A Waqf has three essential components:

  • The Asset (Mawquf) — The property or resource dedicated as Waqf. Traditionally land, buildings, or productive property. The asset is locked — it cannot be sold, inherited, or transferred.
  • The Beneficiary (Mawquf Alayh) — Who receives the benefit. Can be specific (a mosque, a school) or general (the poor, orphans, humanitarian relief).
  • The Purpose — Must be charitable and in accordance with Islamic principles. The purpose is defined at the time of establishment and is permanent.

Once established, a Waqf is irrevocable. The asset generates returns — rental income, agricultural production, investment returns — and those returns flow to the designated beneficiaries perpetually.

Agricultural Waqf: The Original Endowment Model

The earliest and most common Waqf assets were agricultural land. The Caliph Umar ibn Al-Khattab (RA) established one of the first documented Waqf when he was given land in Khaybar and the Prophet ﷺ advised him: "If you wish, you may hold it as an endowment and give its produce in charity."

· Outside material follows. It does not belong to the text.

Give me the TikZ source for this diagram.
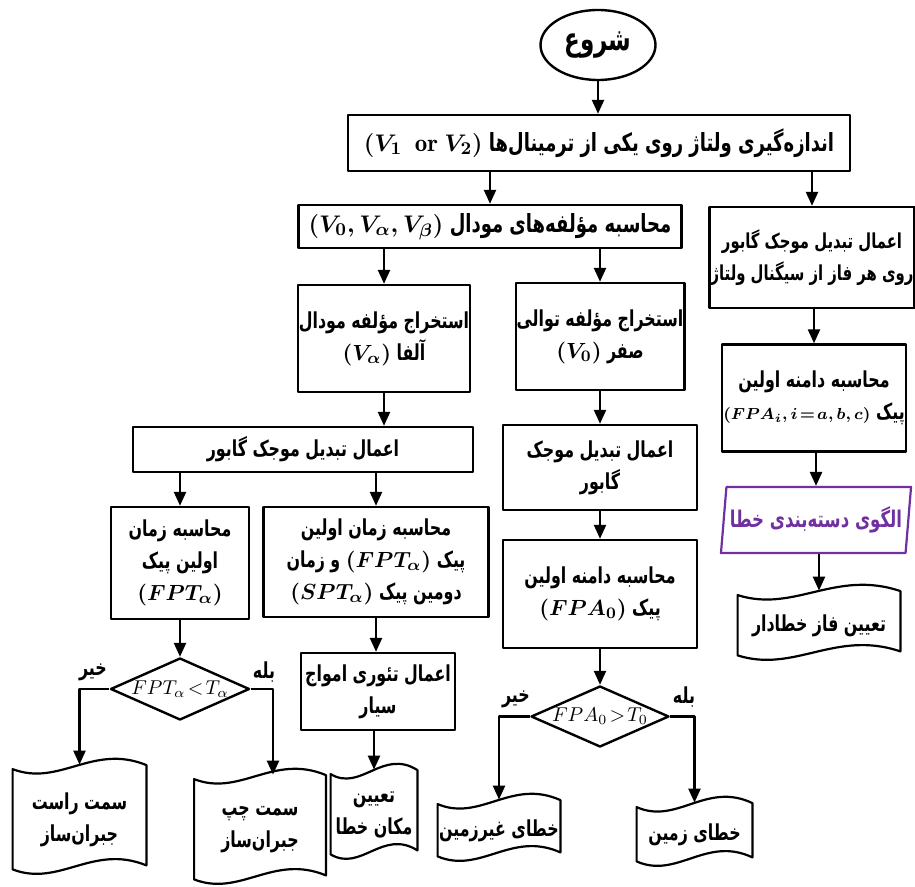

Agricultural land is the ideal Waqf asset because:

  • It's permanent — Land doesn't depreciate or expire
  • It's productive — It generates food, income, or both every year
  • It's tangible — You can see, visit, and verify the asset
  • It compounds — Trees mature, soil improves, systems optimize over time

UMMA Farm operates on this same principle. 8,000 acres of agricultural land producing food and revenue that funds humanitarian relief — designed not for a single campaign cycle, but for decades of continuous impact.

The History and Scale of Waqf

At its peak, Waqf represented a massive portion of economic activity in the Muslim world:

  • Ottoman Empire: One-third of all land was Waqf property
  • Egypt: Waqf funded Al-Azhar University for over 1,000 years
  • Morocco: Waqf maintained water systems, roads, and public institutions
  • India: Waqf properties still exist today from centuries ago

The decline of Waqf in the modern era — through colonization, nationalization, and neglect — has been one of the great losses to the Muslim world's institutional resilience. Reviving the Waqf tradition through modern, transparent, and productive models is essential to rebuilding that resilience.

How to Contribute to Waqf Today

Modern Waqf doesn't require you to donate an entire property. You can contribute to a collective Waqf — pooling resources with others to build a productive asset whose returns serve charitable purposes permanently.

When evaluating Waqf opportunities, look for:

  • Productive assets — Is the Waqf generating real returns? (Agriculture, real estate, investments)
  • Transparent governance — Who manages the asset? How are returns distributed?
  • Clear beneficiaries — Who benefits and how?
  • Track record — Is the asset already producing, or is it speculative?

The best Waqf is one that you can verify is working — where the asset is tangible, the returns are measurable, and the impact is visible. Agricultural Waqf, where land is producing food and funding relief, offers exactly that level of clarity.